Zk – Como surgiu à famosa saltenha do J Lima?

Dona Francisca – Nossa saltenha quem deu a receita foi uma boliviana, só que ela fazia a saltenha boliviana tradicional que é com frango e batata, foi o J. Lima quem incrementou a carne de boi moída e transformou a saltenha boliviana na saltenha do J. Lima que até hoje faz sucesso. Outra coisa que chamava muita freguesia na época do Mercado, era o nosso refresco que era feito da fruta cupuaçu, maracujá, cajá, tamarindo, abacaxi e é claro o caldo de cana feito na hora.

Zk – E esse negócio de fazer os salgadinhos na quinta feira Santa apenas com recheio de bacalhau?

Dona Francisca – Acontece que seguimos a regra da nossa religião católica que diz, que na semana santa, só devemos comer peixe, então, criamos a tradição de fazer tudo à base de bacalhau, é saltenha, croquete e o próprio bolinho de bacalhau. Muita gente vem aqui na quinta feira Santa só por causa disso.

Zk – A senhora é do tempo que quando as crianças faziam traquinagem na Semana Santa pagavam com peia no sábado de aleluia?

Dona Francisca – Pois é, aprontava durante a semana e quando chegava o sábado de aleluia não tinha escapatória, entrava na palmatória. Também lembro que a turma gostava de “roubar” galinha do vizinho, porém, o mais interessante era o judas que as pessoas penduravam nos postes e até na porta das casas, o testamento do judas era o que chamava mais a atenção.
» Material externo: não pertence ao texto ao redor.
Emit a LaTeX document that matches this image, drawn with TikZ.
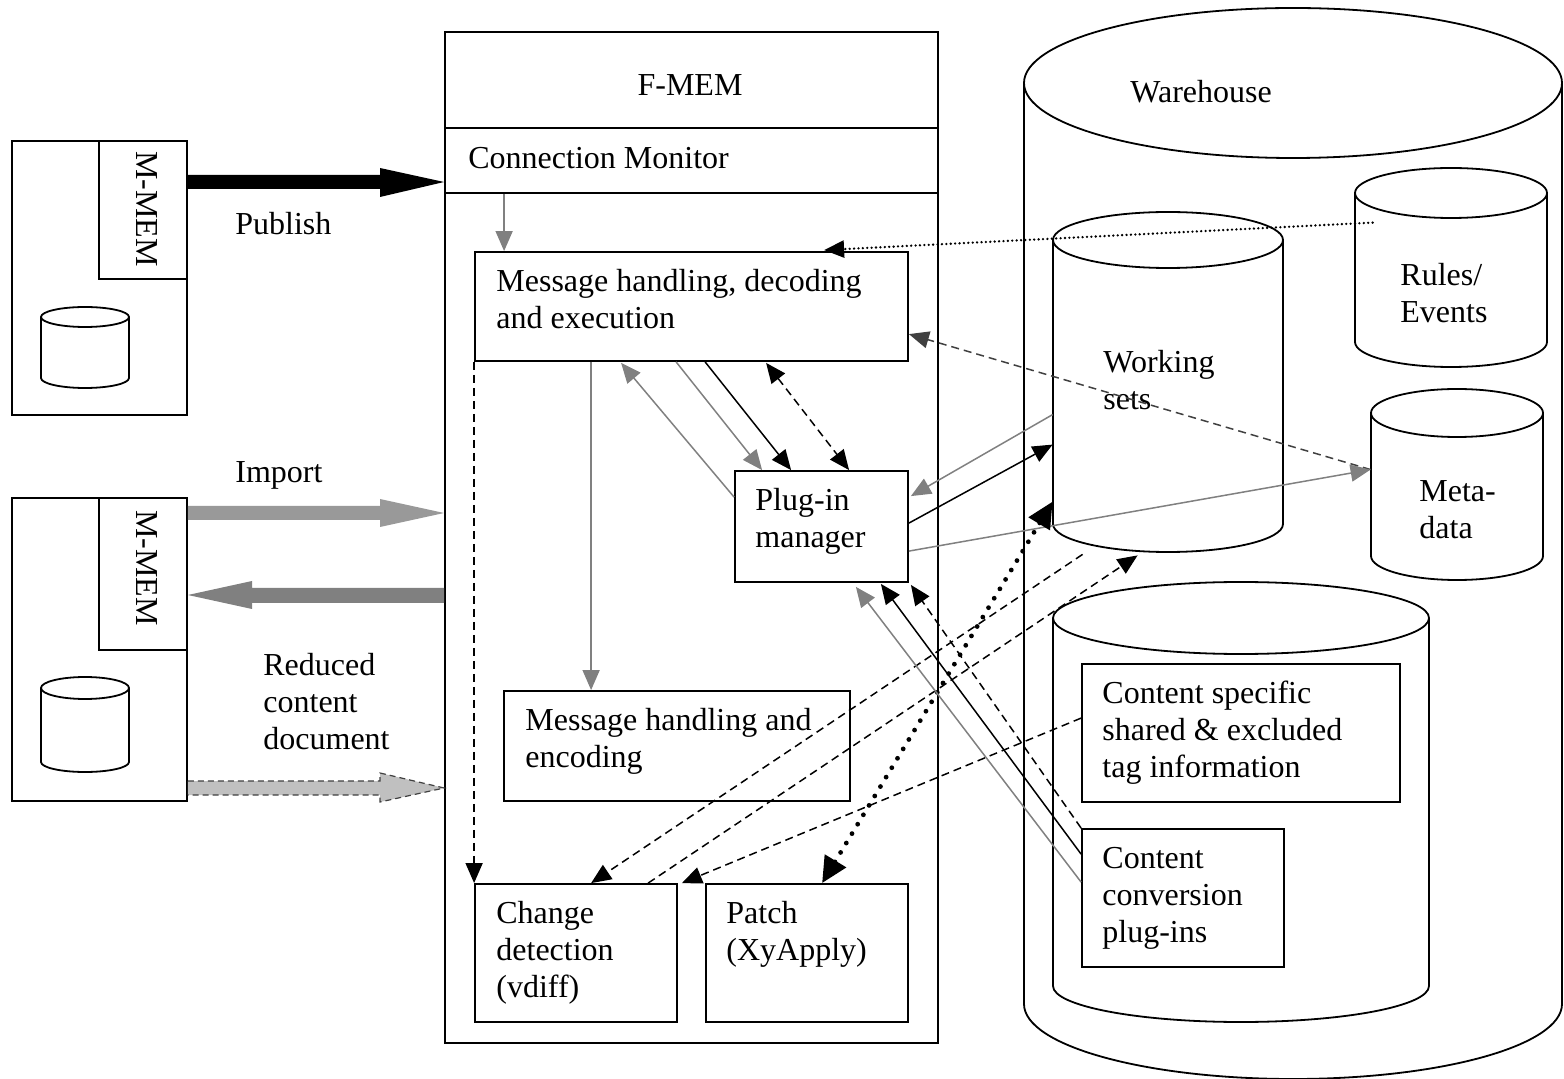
\documentclass[tikz,border=0pt]{standalone}
\usepackage{fontspec}
\setmainfont{Liberation Serif}
\usetikzlibrary{arrows.meta,calc,fit}
\definecolor{midgray}{HTML}{808080}
\definecolor{dkgray}{HTML}{404040}
\definecolor{impgray}{HTML}{999999}
\definecolor{redgray}{HTML}{C0C0C0}
\begin{document}
\begin{tikzpicture}[x=0.5pt,y=-0.5pt,
  box/.style={draw,line width=0.9pt,inner sep=0pt},
  area/.style={inner sep=0pt},
  txt/.style={anchor=base west,align=left,inner sep=0pt,font=\fontsize{16}{18.5}\selectfont},
  tip/.style={-{Triangle[length=10pt,width=8.5pt]}},
  tips/.style={{Triangle[length=10pt,width=8.5pt]}-{Triangle[length=10pt,width=8.5pt]}},
  bcon/.style={line width=0.75pt,black,tip},
  gcon/.style={line width=0.75pt,midgray,tip},
  dcon/.style={line width=0.75pt,black,dash pattern=on 4pt off 2.5pt,tip},
  dgcon/.style={line width=0.75pt,dkgray,dash pattern=on 4pt off 2.5pt,tip},
  dotcon/.style={line width=1.3pt,black,line cap=round,dash pattern=on 0pt off 2.2pt,tip},
  bigdot/.style={line width=2.4pt,black,line cap=round,dash pattern=on 0pt off 5.5pt,
     {Triangle[length=13pt,width=12pt]}-{Triangle[length=13pt,width=12pt]}},
  cyl/.style={line width=0.9pt}
]
\useasboundingbox (0,0) rectangle (1564,1079);

% ---------- Warehouse and its cylinders ----------
\draw[cyl] (1024,83) -- (1024,1004) arc[start angle=180,end angle=0,x radius=269,y radius=75] -- (1562,83);
\draw[cyl] (1293,83) ellipse[x radius=269,y radius=75];
\node[area,fit={(1024,8)(1562,1079)}] (wh) {};
\node[txt] (whT) at (1130,103) {Warehouse};

% working sets
\draw[cyl] (1053,240) -- (1053,524) arc[start angle=180,end angle=0,x radius=115,y radius=28] -- (1283,240);
\draw[cyl] (1168,240) ellipse[x radius=115,y radius=28];
\node[area,fit={(1053,212)(1283,552)}] (ws) {};
\node[txt] (wsT) at (1103,410) {Working\\sets};

% rules / events
\draw[cyl] (1355,193) -- (1355,342) arc[start angle=180,end angle=0,x radius=96,y radius=25] -- (1547,193);
\draw[cyl] (1451,193) ellipse[x radius=96,y radius=25];
\node[area,fit={(1355,168)(1547,367)}] (rules) {};
\node[txt] (rulesT) at (1400,323) {Rules/\\Events};

% meta-data
\draw[cyl] (1371,413) -- (1371,556) arc[start angle=180,end angle=0,x radius=86,y radius=24] -- (1543,413);
\draw[cyl] (1457,413) ellipse[x radius=86,y radius=24];
\node[area,fit={(1371,389)(1543,580)}] (meta) {};
\node[txt] (metaT) at (1419,539) {Meta-\\data};

% content cylinder
\draw[cyl] (1053,618) -- (1053,986) arc[start angle=180,end angle=0,x radius=188,y radius=36] -- (1429,618);
\draw[cyl] (1241,618) ellipse[x radius=188,y radius=36];
\node[area,fit={(1053,582)(1429,1022)}] (ct) {};
\node[box,fit={(1082,664)(1400,802)}] (spec) {};
\node[txt] (specT) at (1102,777) {Content specific\\shared \& excluded\\tag information};
\node[box,fit={(1082,829)(1284,967)}] (conv) {};
\node[txt] (convT) at (1102,942) {Content\\conversion\\plug-ins};

% ---------- F-MEM ----------
\node[box,fit={(445,32)(938,1043)}] (fmem) {};
\node[txt,anchor=base] (fmemT) at (690,96) {F-MEM};
\node[box,fit={(445,128)(938,193)}] (conmon) {};
\node[txt] (conmonT) at (468,169) {Connection Monitor};
\node[box,fit={(475,252)(908,361)}] (msg) {};
\node[txt] (msgT) at (496,329) {Message handling, decoding\\and execution};
\node[box,fit={(735,471)(908,582)}] (plug) {};
\node[txt] (plugT) at (755,548) {Plug-in\\manager};
\node[box,fit={(504,691)(850,801)}] (enc) {};
\node[txt] (encT) at (525,768) {Message handling and\\encoding};
\node[box,fit={(475,884)(677,1022)}] (chg) {};
\node[txt] (chgT) at (496,997) {Change\\detection\\(vdiff)};
\node[box,fit={(706,884)(908,1022)}] (patch) {};
\node[txt] (patchT) at (726,960) {Patch\\(XyApply)};

% ---------- M-MEMs ----------
\node[box,fit={(12,141)(187,415)}] (mmA) {};
\node[box,fit={(99,141)(187,279)}] (mmAin) {};
\node[txt,anchor=center,rotate=-90] (mmAT) at (146.5,209) {M-MEM};
\draw[cyl] (41,317) -- (41,378) arc[start angle=180,end angle=0,x radius=44,y radius=10] -- (129,317);
\draw[cyl] (85,317) ellipse[x radius=44,y radius=10];
\node[area,fit={(41,307)(129,388)}] (dbA) {};

\node[box,fit={(12,498)(187,801)}] (mmB) {};
\node[box,fit={(99,498)(187,650)}] (mmBin) {};
\node[txt,anchor=center,rotate=-90] (mmBT) at (146.5,568) {M-MEM};
\draw[cyl] (41,688) -- (41,762) arc[start angle=180,end angle=0,x radius=44,y radius=10] -- (129,688);
\draw[cyl] (85,688) ellipse[x radius=44,y radius=11];
\node[area,fit={(41,677)(129,772)}] (dbB) {};

% ---------- block arrows between M-MEMs and F-MEM ----------
\fill[black] (mmAin.east |- 0,175) -- (380,175) -- (380,168) -- (fmem.west |- 0,182) -- (380,197) -- (380,189) -- (mmAin.east |- 0,189) -- cycle;
\node[txt] (pubT) at (235,235) {Publish};

\fill[impgray] (mmBin.east |- 0,506) -- (380,506) -- (380,499) -- (fmem.west |- 0,513) -- (380,527) -- (380,520) -- (mmBin.east |- 0,520) -- cycle;
\node[txt] (impT) at (235,483) {Import};

\fill[midgray] (fmem.west |- 0,588) -- (252,588) -- (252,581) -- (mmBin.east |- 0,595) -- (252,609) -- (252,603) -- (fmem.west |- 0,603) -- cycle;

\fill[redgray] (mmB.east |- 0,781) -- (380,781) -- (380,773) -- (fmem.west |- 0,788) -- (380,802) -- (380,795) -- (mmB.east |- 0,795) -- cycle;
\draw[dkgray,line width=0.6pt,dash pattern=on 3pt off 2pt] (mmB.east |- 0,781) -- (380,781) -- (380,773) -- (fmem.west |- 0,788) -- (380,802) -- (380,795) -- (mmB.east |- 0,795);
\node[txt] (redT) at (263,749) {Reduced\\content\\document};

% ---------- connectors ----------
\draw[gcon] ($(conmon.south west)+(60,0)$) -- ($(msg.north west)+(30,0)$);
\draw[dotcon] ($(rules.north west)+(18,55)$) -- ($(msg.north west)+(350,-1)$);
\draw[dgcon] ($(meta.north west)+(0,81)$) -- ($(msg.north east)+(0,83)$);
\draw[gcon] ($(ws.north west)+(0,203)$) -- ($(plug.north east)+(2,26)$);
\draw[bcon] ($(plug.north east)+(0,53)$) -- ($(ws.north west)+(0,233)$);
\draw[gcon] ($(plug.north east)+(0,81)$) -- ($(meta.north west)+(0,81)$);
\draw[bigdot] ($(patch.north west)+(117,0)$) -- ($(ws.north west)+(0,290)$);
\draw[dcon] ($(ws.south west)+(30,2)$) -- ($(chg.north west)+(117,0)$);
\draw[dcon] ($(chg.north west)+(174,0)$) -- ($(ws.south west)+(85,3)$);
\draw[dcon] ($(spec.north west)+(0,55)$) -- ($(chg.north east)+(4,0)$);
\draw[dcon] (conv.north west) -- ($(plug.south east)+(2,2)$);
\draw[bcon] ($(conv.north west)+(0,26)$) -- ($(plug.south east)+(-28,1)$);
\draw[gcon] ($(conv.north west)+(0,54)$) -- ($(plug.south east)+(-53,4)$);
\draw[dcon] (msg.south west) -- (chg.north west);
\draw[gcon] ($(msg.south west)+(117,0)$) -- ($(enc.north west)+(88,0)$);
\draw[gcon] ($(plug.north west)+(0,27)$) -- ($(msg.south west)+(147,1)$);
\draw[gcon] ($(msg.south west)+(202,0)$) -- ($(plug.north west)+(28,0)$);
\draw[bcon] ($(msg.south west)+(231,0)$) -- ($(plug.north west)+(57,0)$);
\draw[dcon,tips] ($(msg.south west)+(292,1)$) -- ($(plug.north west)+(115,0)$);
\end{tikzpicture}
\end{document}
Nunca apanhei no sábado de aleluia porque sabia me comportar.

Zk – A senhora estudou em quais colégios?

Dona Francisca – Estudei no Grupo Escolar Zenóbio da Costa que era no Morro do Querosene e no Barão do Solimões.

Zk – Como é o seu dia-a-dia?

Dona Francisca – Todo dia me acordo cedo cinco e meia/seis horas e já começo a trabalhar preparando os recheios dos salgados. O J. Lima funciona de manhã até o meio dia e a tarde a partir das 14 horas. Fechamos para o almoço e pra famosa sesta após o almoço. Sábado funcionamos até uma hora e quase sempre, a gente se arruma e vai pro sítio da minha filha, passar o final de semana descansando, que ninguém é de ferro.